---------- PROVIDED DATA ----------

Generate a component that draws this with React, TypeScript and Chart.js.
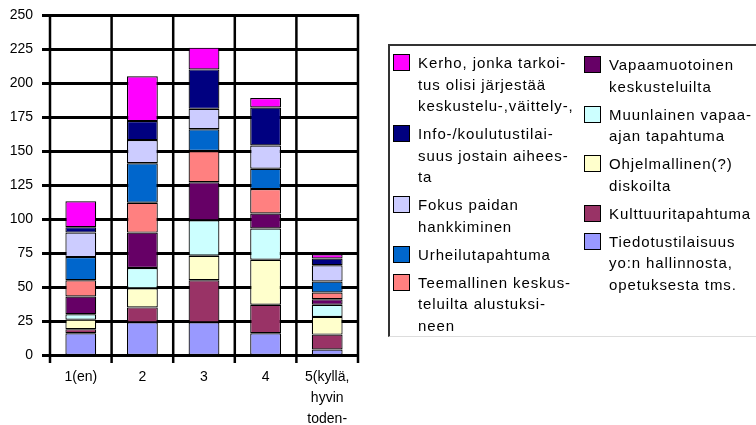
import React, { useEffect, useRef } from "react";
import { Chart, registerables } from "chart.js";

Chart.register(...registerables);

// Categories (multi-line labels)
const categories: string[][] = [["1(en)"], ["2"], ["3"], ["4"], ["5(kyllä,", "hyvin", "toden-"]];

// Y axis
const yMin = 0;
const yMax = 250;
const yStep = 25;

// Series, bottom of stack first
const tiedotus = [16, 24, 24, 16, 4];
const kulttuuri = [3, 11, 31, 21, 11];
const ohjelmallinen = [7, 14, 18, 33, 13];
const muunlainen = [4, 15, 26, 23, 9];
const vapaamuotoinen = [13, 26, 28, 11, 4];
const teemallinen = [12, 22, 23, 18, 5];
const urheilu = [17, 29, 16, 15, 8];
const fokus = [18, 17, 15, 17, 12];
const info = [4, 14, 29, 28, 5];
const kerho = [19, 33, 16, 7, 3];

const seriesValues = [tiedotus, kulttuuri, ohjelmallinen, muunlainen, vapaamuotoinen, teemallinen, urheilu, fokus, info, kerho];

const seriesLabels: string[][] = [
  ["Tiedotustilaisuus", "yo:n hallinnosta,", "opetuksesta tms."],
  ["Kulttuuritapahtuma"],
  ["Ohjelmallinen(?)", "diskoilta"],
  ["Muunlainen vapaa-", "ajan tapahtuma"],
  ["Vapaamuotoinen", "keskusteluilta"],
  ["Teemallinen keskus-", "teluilta alustuksi-", "neen"],
  ["Urheilutapahtuma"],
  ["Fokus paidan", "hankkiminen"],
  ["Info-/koulutustilai-", "suus jostain aihees-", "ta"],
  ["Kerho, jonka tarkoi-", "tus olisi järjestää", "keskustelu-,väittely-,"],
];

const seriesColors = ["#9999FF", "#993366", "#FFFFCC", "#CCFFFF", "#660066", "#FF8080", "#0066CC", "#CCCCFF", "#000080", "#FF00FF"];

const FONT = "'Liberation Sans', Arial, sans-serif";
const GRID = "#000";

function strokeLine(ctx: CanvasRenderingContext2D, x1: number, y1: number, x2: number, y2: number, w: number) {
  ctx.lineWidth = w;
  ctx.beginPath();
  ctx.moveTo(x1, y1);
  ctx.lineTo(x2, y2);
  ctx.stroke();
}

// Draws the Excel-style grid from the scales, beneath the bars.
const gridPlugin = {
  id: "excelGrid",
  beforeDatasetsDraw(chart: any) {
    const { ctx, chartArea, scales } = chart;
    const x = scales.x;
    const y = scales.y;
    ctx.save();
    ctx.strokeStyle = GRID;
    ctx.lineCap = "butt";
    const n = categories.length;
    for (let i = 0; i <= n; i++) {
      let px: number;
      if (i === 0) px = chartArea.left;
      else if (i === n) px = chartArea.right;
      else px = (x.getPixelForValue(i - 1) + x.getPixelForValue(i)) / 2;
      strokeLine(ctx, px, chartArea.top - 1, px, chartArea.bottom + 8, 2.5);
    }
    for (let v = yMin; v <= yMax; v += yStep) {
      const py = Math.round(y.getPixelForValue(v)) + 0.5;
      strokeLine(ctx, chartArea.left - 8, py, chartArea.right + 1, py, 3);
    }
    ctx.restore();
  },
};

function LegendItem({ label, color, last }: { label: string[]; color: string; last: boolean }) {
  return (
    <div style={{ display: "flex", alignItems: "flex-start", marginBottom: last ? 0 : 6.5 }}>
      <div
        style={{
          width: 17,
          height: 17,
          boxSizing: "border-box",
          border: "1px solid #000",
          background: color,
          marginTop: 2.25,
          marginRight: 8,
          flex: "none",
        }}
      />
      <div style={{ font: `15px ${FONT}`, letterSpacing: "0.9px", lineHeight: "21.5px", whiteSpace: "nowrap", color: "#000" }}>
        {label.map((l, i) => (
          <div key={i}>{l}</div>
        ))}
      </div>
    </div>
  );
}

export default function App() {
  const ref = useRef<HTMLCanvasElement | null>(null);

  useEffect(() => {
    if (!ref.current) return;
    const chart = new Chart(ref.current, {
      type: "bar",
      data: {
        labels: categories,
        datasets: seriesValues.map((vals, i) => ({
          label: seriesLabels[i].join(" "),
          data: vals,
          backgroundColor: seriesColors[i],
          borderColor: "#000",
          borderWidth: 1.2,
          borderSkipped: false,
          barPercentage: 0.5,
          categoryPercentage: 1,
        })),
      },
      options: {
        responsive: false,
        animation: false,
        events: [],
        layout: { padding: { top: 15, right: 398, left: 0, bottom: 0 } },
        plugins: { legend: { display: false }, tooltip: { enabled: false } },
        scales: {
          x: {
            stacked: true,
            grid: { display: false, offset: true },
            border: { display: false },
            ticks: { color: "#000", font: { family: FONT, size: 14, lineHeight: 1.5 }, padding: 4, maxRotation: 0, autoSkip: false },
            afterFit: (s: any) => {
              s.height = 70;
              s.paddingLeft = 0;
              s.paddingRight = 0;
            },
          },
          y: {
            stacked: true,
            min: yMin,
            max: yMax,
            grid: { display: false },
            border: { display: false },
            ticks: { stepSize: yStep, color: "#000", font: { family: FONT, size: 14 }, padding: 9 },
            afterFit: (s: any) => {
              s.width = 50;
              s.paddingTop = 8;
              s.paddingBottom = 8;
            },
          },
        },
      },
      plugins: [gridPlugin],
    });
    return () => chart.destroy();
  }, []);

  const legendOrder = seriesLabels.map((l, i) => ({ label: l, color: seriesColors[i] })).reverse();
  const col1 = legendOrder.slice(0, 5);
  const col2 = legendOrder.slice(5);

  return (
    <div style={{ position: "absolute", left: 0, top: 0, width: 756, height: 425, overflow: "hidden", background: "#fff" }}>
      <canvas ref={ref} width={756} height={425} style={{ position: "absolute", left: 0, top: 0 }} />
      <div
        style={{
          position: "absolute",
          left: 388,
          top: 44,
          width: 380,
          height: 293,
          borderTop: "2px solid #333",
          borderLeft: "2px solid #333",
          borderBottom: "1px solid #ddd",
          boxSizing: "border-box",
        }}
      />
      <div style={{ position: "absolute", left: 393, top: 52 }}>
        {col1.map((it, i) => (
          <LegendItem key={i} label={it.label} color={it.color} last={i === col1.length - 1} />
        ))}
      </div>
      <div style={{ position: "absolute", left: 584, top: 54 }}>
        {col2.map((it, i) => (
          <LegendItem key={i} label={it.label} color={it.color} last={i === col2.length - 1} />
        ))}
      </div>
    </div>
  );
}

----------

* [DO THIS]: Search the lines for "React". Copy each line that has it.

* [SOLUTION FOR THIS TASK]:
Generate a component that draws this with React, TypeScript and Chart.js.
import React, { useEffect, useRef } from "react";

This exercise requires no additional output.